Part of the natural world’s rhythm at this time of year is gathering in the harvest. Living in this part of the world and driving around the countryside we see the harvest in action. Fields with machines going up and down, spraying, fertilising, ploughing, sowing and harvesting. It demonstrates how much work goes in to producing our food.
Despite all the difficulties that our British climate can throw at us, we do have a harvest we can rely on, year after year. We can still be sure that our shops will be full of food even with difficult weather conditions, and we know that when we turn a tap there’ll be water for us to drink.
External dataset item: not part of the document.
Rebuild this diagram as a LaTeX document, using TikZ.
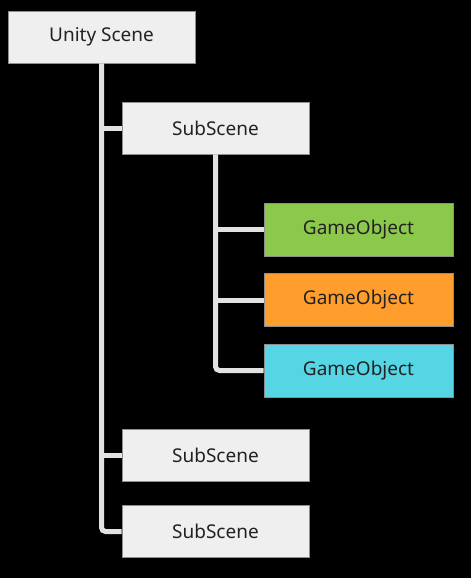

Not everyone around the world can say the same – there are many countries where a poor harvest means starvation and where the nearest water is miles away. It’s an amazing privilege to be able to go to a supermarket and choose from shelves piled high with food. It’s easy to forget all the work that goes into growing, packaging and transporting our food to us.
We live in a world where we depend on other people for the things we eat and drink, and it’s good to remember and celebrate them. It’s also good to remember and celebrate the God who makes all of this possible. The world was created good and fruitful.
And it is still a place full of beauty and abundance.
There are good gifts for all – if we remember to share and be generous towards people who have less than us.
These are not only in faraway countries but also here in our country, where many people depend on food banks to feed themselves and their families.
God is generous to us and the Bible tells us that we’re meant to care for the earth and share his generosity with others.
So, as we give thanks for the harvest perhaps there are also ways in which we might be able to share our good gifts with someone else who has less than us?
May God help us all to be both glad and generous.